Ninja Run is another element which heavily relies on gameplay mechanics. As a way to prevent any loss in pace from missteps in platforming (like in Ninja Gaiden), the Ninja Run is used as an easy and fast paced way to get through obstacles. Regardless of how exactly the obstacle is situated, Raiden will attempt the most logical and efficient jump or slide to get you through whatever may be in your way. Ninja Run is probably one of my favorite gameplay devices. It also comes in very handy in combat since there is no dodge or block button.

This leads me to the Parry system. As oppose to having a dodge (God of War, Batman: Arkham Asylum) or block (Ninja Gaiden, DMC), your only defense (other than running for your life) is parrying enemy attacks. This is done by pressing the left analog towards the oncoming attacker and hitting the square button. It is true the better you get at this maneuver the more accomplished you feel; however, there is no reason this is the only line of defense against attacks. Even Kratos has the good sense to roll out of the way when something 50 times his size starts swinging at him. To make matters worse, “towards the oncoming attacker” is relative to the camera. This would not be so bad if the camera was not possessed, moving frantically trying to keep up with the action of the game, usually to no avail.

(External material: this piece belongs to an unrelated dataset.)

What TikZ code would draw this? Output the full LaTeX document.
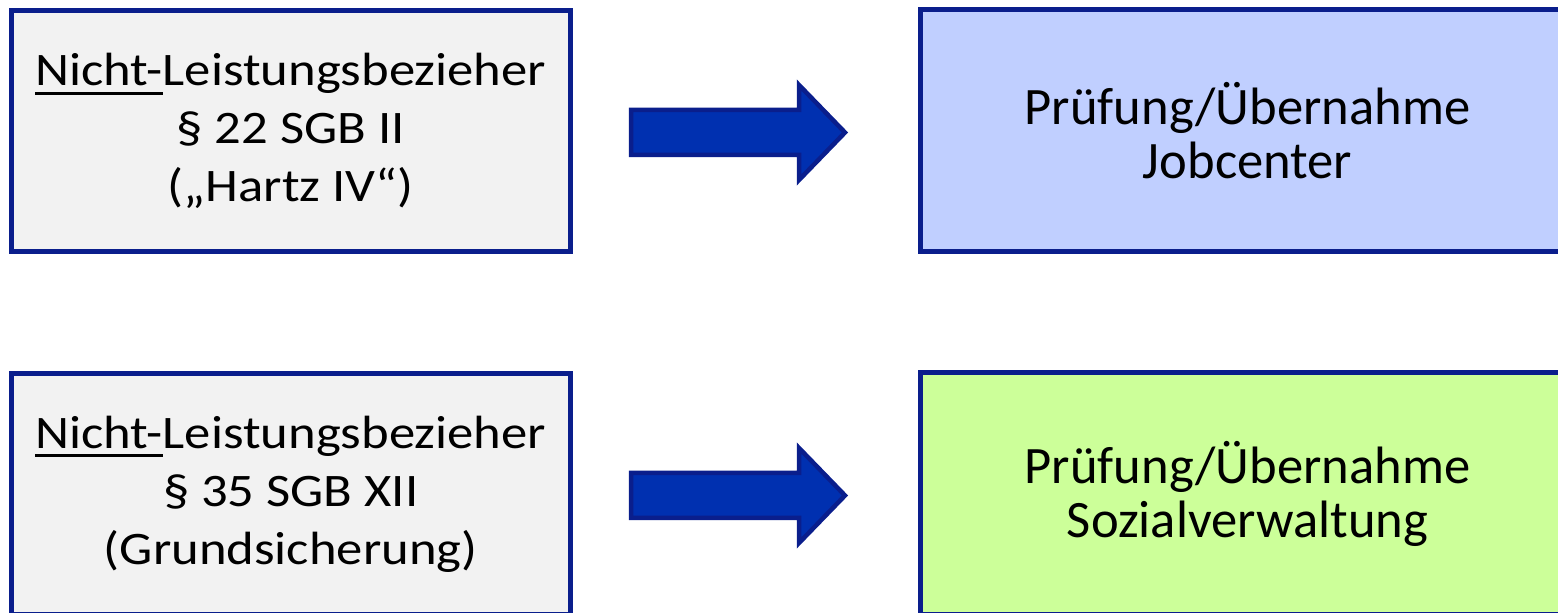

It is 100% possible to get used to all the flaws in the gameplay here, but that does not excuse them, nor does it make them non-existent.


SOUND: 7/10

The voice acting in this game is solid. Everything from random baddie banter to cut scene conversations is well done and helps to try to salvage some of the emotion lost in the poor story execution. Every swing of the blade, every spurt of blood and every unnecessary explosion sounds as good as it would in any American action flick. The music, however, is where I take issue. Though it is true this is not your traditional tactical espionage Metal Gear, there is no excuse for completely jacking the entire Devil May Cry soundtrack. I am not trying to say there should be ballads playing throughout the game or any such ridiculousness. What I expected was to be moved by the music of this game like every other Metal Gear. I expected to want to make the opening theme my new ringtone, but I cannot even remember it well enough to hum it. For a series which has such iconic music, this game really missed the mark.


FINAL WORD: 6.5/10

As I stand on this mountain top, I see I am alone. I have read the reviews and seen the ratings from several other gaming sites and publications who all seem to think pretty highly of this game. I do not. Platinum Games proved to me it cannot take itself out of worlds like DMC and Bayonetta and work more within the lines of something more realistic. As far as an action game goes, MGR: Revengence was OK, but when I see the Fox logo in the opening credits and the name “Metal Gear”, this game has to be more than OK. Apparently, I stand alone in this belief and understanding. So be it.